Wear Your Narrative


Story Blog

Wearrative was started by Lisa and Chris Moore in Denver, Colorado in early 2017 after 25+ years in cancer diagnostics and regenerative medicine. It has been an incredible experience, and although our mission is to help others share the power of story, it didn't seem right not to share our story as well. We apologize ahead of time for the rambling, spelling errors and bad grammar. After all, it's sometimes the imperfections that make story great. Subscribe here to be notified of the latest and greatest from Wearrative.


Direction is more Important than Speed

Photo by  Matthew Henry  on  Unsplash

Photo by Matthew Henry on Unsplash

Let me tell you a story,

Almost 10 years ago I did the Ironman. At the time I decided to do the race, I had already been a great short-distance triathlete. I routinely placed in the top 3 in the local races. However, I had NEVER run a marathon, ridden my bike for 100 miles or swam more than a half mile. Fortunately for me, I had no idea how painful getting there would be. Fast forward through 6+ months of training, very early mornings, lots of weight loss, sobriety, caffeine-briety (the hardest) and not enough sleep and the race was only a few weeks away. I was ready for the bike and run, but living in Tucson I had not had the opportunity to swim that far in open water - which I was going to have to do in the race.

When I started asking veteran ironman athletes for guidance I heard lots of these types of stories: “watch out for the punching”, “don’t get kicked,” “practice putting your goggles back on in the water, because you will be hit in the face.” Well, that is a ton of fun to think about. Finally, I met someone with a greater tendency to pragmatism. He had not only been in ironman races but had also volunteered in the kayaks that follow the swimmers in case something goes wrong. He said, “you know, I see so many people burn so much energy trying to be fast rather than going straight. Worry more about your direction than your speed.” Yes, got it!

I was very lucky in that my race did not have thousands of participants like some of the Ironman races do now. At best, mine had 500 people. Race morning came - as did the nerves - but I kept to the edge of the pack and did just what my friend advised. I would spend more time making sure I was going straight by sighting the buoys every 2 strokes rather than every 4 or 5 strokes. You see, pulling your head out of the water to sight the buoys slows you down because of the drag your head creates in the water. Thus, I was going to be less efficient with my stroke but more accurate in direction. When all was said and done, I never got kicked, punched, or attacked by underwater mystery creatures. I actually finished in exactly the time frame I expected - no faster, no slower.

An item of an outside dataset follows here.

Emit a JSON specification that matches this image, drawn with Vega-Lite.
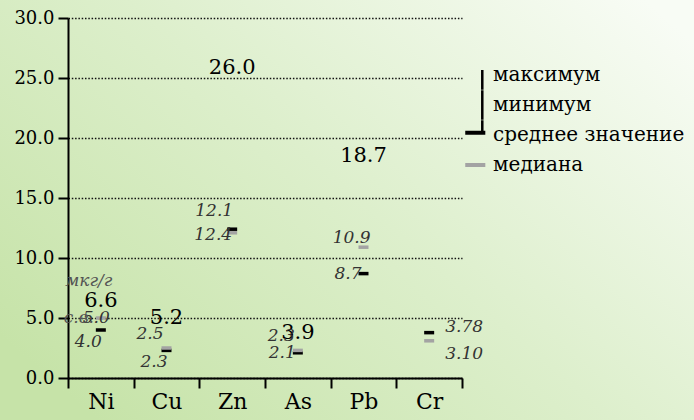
{
  "$schema": "https://vega.github.io/schema/vega-lite/v6.json",
  "width": 694,
  "height": 420,
  "autosize": {"type": "none"},
  "padding": 0,
  "background": "#dcefca",
  "config": {
    "view": {
      "stroke": null,
      "fill": {
        "gradient": "linear",
        "x1": 0, "y1": 0.8, "x2": 1, "y2": 0.1,
        "stops": [
          {"offset": 0, "color": "#c6e3a8"},
          {"offset": 0.5, "color": "#ddefcc"},
          {"offset": 1, "color": "#f8fcf5"}
        ]
      }
    },
    "font": "DejaVu Serif",
    "text": {"font": "DejaVu Serif"}
  },
  "data": {
    "values": [
      {"element": "Ni", "stat": "максимум", "value": 6.6, "label": "6.6"},
      {"element": "Cu", "stat": "максимум", "value": 5.2, "label": "5.2"},
      {"element": "Zn", "stat": "максимум", "value": 26.0, "label": "26.0"},
      {"element": "As", "stat": "максимум", "value": 3.9, "label": "3.9"},
      {"element": "Pb", "stat": "максимум", "value": 18.7, "label": "18.7"},
      {"element": "Ni", "stat": "среднее значение", "value": 4.0, "label": "4.0"},
      {"element": "Cu", "stat": "среднее значение", "value": 2.3, "label": "2.3"},
      {"element": "Zn", "stat": "среднее значение", "value": 12.4, "label": "12.4"},
      {"element": "As", "stat": "среднее значение", "value": 2.1, "label": "2.1"},
      {"element": "Pb", "stat": "среднее значение", "value": 8.7, "label": "8.7"},
      {"element": "Cr", "stat": "среднее значение", "value": 3.78, "label": "3.78"},
      {"element": "Ni", "stat": "медиана", "value": 5.0, "label": "5.0"},
      {"element": "Cu", "stat": "медиана", "value": 2.5, "label": "2.5"},
      {"element": "Zn", "stat": "медиана", "value": 12.1, "label": "12.1"},
      {"element": "As", "stat": "медиана", "value": 2.3, "label": "2.3"},
      {"element": "Pb", "stat": "медиана", "value": 10.9, "label": "10.9"},
      {"element": "Cr", "stat": "медиана", "value": 3.10, "label": "3.10"}
    ]
  },
  "encoding": {
    "x": {
      "field": "element",
      "type": "nominal",
      "sort": ["Ni", "Cu", "Zn", "As", "Pb", "Cr"],
      "scale": {"type": "band", "range": [68, 462], "paddingInner": 0, "paddingOuter": 0},
      "axis": {
        "orient": "bottom",
        "offset": -42,
        "title": null,
        "labelAngle": 0,
        "tickBand": "extent",
        "tickSize": 10,
        "tickWidth": 2,
        "tickColor": "black",
        "domainColor": "black",
        "domainWidth": 2,
        "labelFont": "DejaVu Serif",
        "labelFontSize": 22,
        "labelColor": "black",
        "labelPadding": 3,
        "grid": false
      }
    },
    "y": {
      "field": "value",
      "type": "quantitative",
      "scale": {"domain": [0, 30], "range": [378, 18], "nice": false},
      "axis": {
        "orient": "left",
        "offset": -68,
        "title": null,
        "values": [0, 5, 10, 15, 20, 25, 30],
        "format": ".1f",
        "tickSize": 10,
        "tickWidth": 2,
        "tickColor": "black",
        "domainColor": "black",
        "domainWidth": 2,
        "labelFont": "DejaVu Serif",
        "labelFontSize": 18,
        "labelColor": "black",
        "labelPadding": 4,
        "grid": true,
        "gridColor": "#111111",
        "gridWidth": 1.5,
        "gridDash": [1.5, 1.8]
      }
    }
  },
  "layer": [
    {
      "transform": [{"filter": {"field": "stat", "oneOf": ["среднее значение", "медиана"]}}],
      "mark": {"type": "tick", "thickness": 3.5, "size": 10, "opacity": 1},
      "encoding": {
        "color": {"condition": {"test": "datum.stat === 'медиана'", "value": "#a3a3a3"}, "value": "black"}
      }
    },
    {
      "transform": [{"filter": "false"}],
      "mark": {"type": "point", "filled": true, "strokeWidth": 0, "opacity": 1},
      "encoding": {
        "color": {
          "field": "stat",
          "type": "nominal",
          "scale": {
            "domain": ["максимум", "минимум", "среднее значение", "медиана"],
            "range": ["black", "black", "black", "#a3a3a3"]
          },
          "legend": {
            "orient": "none",
            "legendX": 465,
            "legendY": 60,
            "title": null,
            "padding": 0,
            "labelFont": "DejaVu Serif",
            "labelFontSize": 20,
            "labelColor": "black",
            "labelOffset": -2,
            "labelLimit": 400,
            "symbolSize": 870,
            "symbolStrokeWidth": 0,
            "symbolOpacity": 1,
            "rowPadding": 0
          }
        },
        "shape": {
          "field": "stat",
          "type": "nominal",
          "scale": {
            "domain": ["максимум", "минимум", "среднее значение", "медиана"],
            "range": [
              "M0.15,-1L0.15,-1ZM0.07,-0.34H0.24V1H0.07Z",
              "M0.07,-1H0.24V1H0.07Z",
              "M0.15,1L0.15,1ZM0.07,-1H0.24V-0.1H0.07ZM-1,-0.28H0.36V-0.01H-1Z",
              "M-1,-1L-1,-1ZM-1,1L-1,1ZM-1,-0.13H0.36V0.13H-1Z"
            ]
          },
          "legend": {
            "orient": "none",
            "legendX": 465,
            "legendY": 60,
            "title": null,
            "padding": 0,
            "labelFont": "DejaVu Serif",
            "labelFontSize": 20,
            "labelColor": "black",
            "labelOffset": -2,
            "labelLimit": 400,
            "symbolSize": 870,
            "symbolStrokeWidth": 0,
            "symbolOpacity": 1,
            "rowPadding": 0
          }
        }
      }
    },
    {
      "transform": [{"filter": "datum.stat === 'максимум'"}],
      "mark": {"type": "text", "fontSize": 21, "align": "center", "baseline": "middle", "dy": 2, "color": "black"},
      "encoding": {"text": {"field": "label"}}
    },
    {
      "transform": [{"filter": "datum.stat === 'медиана' && datum.element === 'Zn'"}],
      "mark": {"type": "text", "fontSize": 17, "fontStyle": "italic", "align": "right", "baseline": "middle", "dx": 1, "dy": -22, "color": "#333333"},
      "encoding": {"text": {"field": "label"}}
    },
    {
      "transform": [{"filter": "datum.stat === 'медиана' && datum.element === 'Pb'"}],
      "mark": {"type": "text", "fontSize": 17, "fontStyle": "italic", "align": "right", "baseline": "middle", "dx": 7, "dy": -9, "color": "#333333"},
      "encoding": {"text": {"field": "label"}}
    },
    {
      "transform": [{"filter": "datum.stat === 'медиана' && datum.element === 'Ni'"}],
      "mark": {"type": "text", "fontSize": 17, "fontStyle": "italic", "align": "right", "baseline": "middle", "dx": 9, "dy": 0, "color": "#333333"},
      "encoding": {"text": {"field": "label"}}
    },
    {
      "transform": [{"filter": "datum.stat === 'медиана' && (datum.element === 'Cu' || datum.element === 'As')"}],
      "mark": {"type": "text", "fontSize": 17, "fontStyle": "italic", "align": "right", "baseline": "middle", "dx": -3, "dy": -14, "color": "#333333"},
      "encoding": {"text": {"field": "label"}}
    },
    {
      "transform": [{"filter": "datum.stat === 'среднее значение' && datum.element === 'Zn'"}],
      "mark": {"type": "text", "fontSize": 17, "fontStyle": "italic", "align": "right", "baseline": "middle", "dx": 0, "dy": 6, "color": "#333333"},
      "encoding": {"text": {"field": "label"}}
    },
    {
      "transform": [{"filter": "datum.stat === 'среднее значение' && (datum.element === 'Cu' || datum.element === 'Ni')"}],
      "mark": {"type": "text", "fontSize": 17, "fontStyle": "italic", "align": "right", "baseline": "middle", "dx": 1, "dy": 12, "color": "#333333"},
      "encoding": {"text": {"field": "label"}}
    },
    {
      "transform": [{"filter": "datum.stat === 'среднее значение' && (datum.element === 'As' || datum.element === 'Pb')"}],
      "mark": {"type": "text", "fontSize": 17, "fontStyle": "italic", "align": "right", "baseline": "middle", "dx": -2, "dy": 0, "color": "#333333"},
      "encoding": {"text": {"field": "label"}}
    },
    {
      "transform": [{"filter": "datum.stat === 'среднее значение' && datum.element === 'Cr'"}],
      "mark": {"type": "text", "fontSize": 17, "fontStyle": "italic", "align": "left", "baseline": "middle", "dx": 16, "dy": -6, "color": "#333333"},
      "encoding": {"text": {"field": "label"}}
    },
    {
      "transform": [{"filter": "datum.stat === 'медиана' && datum.element === 'Cr'"}],
      "mark": {"type": "text", "fontSize": 17, "fontStyle": "italic", "align": "left", "baseline": "middle", "dx": 16, "dy": 13, "color": "#333333"},
      "encoding": {"text": {"field": "label"}}
    },
    {
      "transform": [{"filter": "datum.stat === 'максимум' && datum.element === 'Ni'"}],
      "mark": {"type": "text", "fontSize": 17, "fontStyle": "italic", "align": "center", "baseline": "middle", "dx": -12, "dy": -18, "color": "#555555"},
      "encoding": {"text": {"value": "мкг/г"}}
    },
    {
      "transform": [{"filter": "datum.stat === 'медиана' && datum.element === 'Ni'"}],
      "mark": {"type": "text", "fontSize": 17, "fontStyle": "italic", "align": "center", "baseline": "middle", "dx": -22, "dy": 0, "color": "#555555"},
      "encoding": {"text": {"value": "с.в."}}
    }
  ]
}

He was right… my direction was more important than my speed.

I wish I could say I have been able to take that lesson and apply it to the rest of my life. The reality is that I am ALWAYS more concerned with speed. So much so, that my mental life-scoreboard has a countdown timer on it that resets with almost everything I do. Life tip: when you leave your job to start your own company you should take a rock and knock out that part of the scoreboard. Then beat it to a pulp when it falls to the ground just in case.

Starting this business is all about the direction and has so little to do with speed. Granted, I wish I had made my first Billion by now. In fact, I wish I would have made a global empire, sold it, then retired to the South of France by now. Yet, in the four months since we started that has not happened in the slightest (maybe next month?). Everyday I ask myself if we are doing something that will contribute more to the world than we are taking out of it. If so, our direction is true. If not, I need to reevaluate my agenda.

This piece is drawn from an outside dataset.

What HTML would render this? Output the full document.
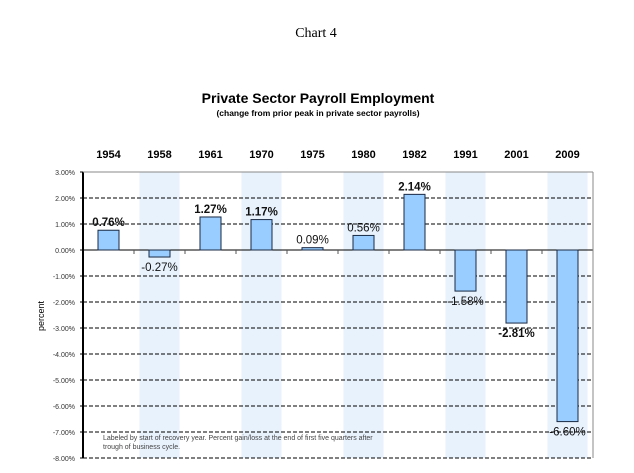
<!DOCTYPE html>
<html><head><meta charset="utf-8"><style>
body{margin:0;background:#fff}
svg{display:block}
</style></head><body>
<svg width="634" height="473" xmlns="http://www.w3.org/2000/svg">
<text x="316" y="37" text-anchor="middle" font-family="Liberation Serif, serif" font-size="14">Chart 4</text>
<text x="318" y="103" text-anchor="middle" font-family="Liberation Sans, sans-serif" font-size="14" font-weight="bold">Private Sector Payroll Employment</text>
<text x="318" y="116" text-anchor="middle" font-family="Liberation Sans, sans-serif" font-size="8.5" font-weight="bold">(change from prior peak  in private sector payrolls)</text>
<text transform="translate(44,316) rotate(-90)" text-anchor="middle" font-family="Liberation Sans, sans-serif" font-size="9">percent</text>
<g id="bands"></g><g id="grid"></g><g id="bars"></g><g id="labels"></g>
<text x="103" y="440" font-family="Liberation Sans, sans-serif" font-size="7" fill="#444">Labeled by start of recovery year.  Percent gain/loss at the end of first five quarters after</text>
<text x="103" y="449" font-family="Liberation Sans, sans-serif" font-size="7" fill="#444">trough of business cycle.</text>
</svg>
<script>
const years=["1954","1958","1961","1970","1975","1980","1982","1991","2001","2009"];
const values=[0.76,-0.27,1.27,1.17,0.09,0.56,2.14,-1.58,-2.81,-6.60];
const boldLabels=[true,false,true,true,false,false,true,false,true,false];
const yTicks=[3,2,1,0,-1,-2,-3,-4,-5,-6,-7,-8];
const NS="http://www.w3.org/2000/svg";
const L=83,R=593,T=172,B=458,yMax=3,yMin=-8;
const slot=(R-L)/years.length;
const xc=i=>L+slot*(i+0.5);
const y=v=>T+(yMax-v)/(yMax-yMin)*(B-T);
function mk(tag,attrs,parent,txt){const e=document.createElementNS(NS,tag);for(const k in attrs)e.setAttribute(k,attrs[k]);if(txt!=null)e.textContent=txt;document.getElementById(parent).appendChild(e);return e;}
years.forEach((yr,i)=>{
 if(i%2===1){const b=mk('rect',{x:xc(i)-20,y:T,width:40,height:B-T,fill:'#e8f2fd'},'bands');
 
 }
});
yTicks.forEach(t=>{
 const l=mk('line',{x1:L,x2:R,y1:y(t),y2:y(t),stroke:'#000','stroke-width':1,'stroke-dasharray':t===0?'none':'4,2'},'grid');
 
 
 const tx=mk('text',{x:L-8,y:y(t)+3,'text-anchor':'end','font-family':'Liberation Sans, sans-serif','font-size':'7',fill:'#333'},'grid',t.toFixed(2)+'%');
 
 
 const tk=mk('line',{x1:L-3,x2:L,y1:y(t),y2:y(t),stroke:'#000'},'grid');
 
 
});
for(let i=1;i<=years.length;i++){const tk=mk('line',{x1:L+slot*i,x2:L+slot*i,y1:y(0),y2:y(0)+4,stroke:'#555'},'grid');
 
 }
const ax=mk('line',{x1:L,x2:L,y1:T,y2:B,stroke:'#000','stroke-width':2},'grid');


const rb=mk('line',{x1:R,x2:R,y1:T,y2:B,stroke:'#888'},'grid');


const tb=mk('line',{x1:L,x2:R,y1:T,y2:T,stroke:'#888'},'grid');


years.forEach((yr,i)=>{
 const v=values[i],y0=y(0),yv=y(v);
 const r=mk('rect',{x:xc(i)-10.5,y:Math.min(y0,yv),width:21,height:Math.max(1,Math.abs(yv-y0)),fill:'#99ccff',stroke:'#1a2a44','stroke-width':1},'bars');
 
 
 const yl=mk('text',{x:xc(i),y:158,'text-anchor':'middle','font-family':'Liberation Sans, sans-serif','font-size':'11','font-weight':'bold'},'labels',yr);
 
 
 const ly=v>=0?yv-4:yv+14;
 const vl=mk('text',{x:xc(i),y:ly,'text-anchor':'middle','font-family':'Liberation Sans, sans-serif','font-size':'11.5','font-weight':boldLabels[i]?'bold':'normal',fill:'#111'},'labels',v.toFixed(2)+'%');
 
 
});
</script>
</body></html>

Even having that question as my North Star (BTW - did you know the North Star changes… crazy!) I still struggle with the timing of the actions we take and products we make. Even though I know that direction is more important than speed, I still worry about speed.

You know what my Dad always said, “The world looks a lot different when you are starving for oxygen.” Thankfully, he was right. I good bike ride/run/weights and I can re-center my mind back to direction and tackle the day.

Yesterday, I was freaking out almost all day about speed. This morning, after a great workout with my wife, I spent an hour with the boys in the hot tub. Direction is good.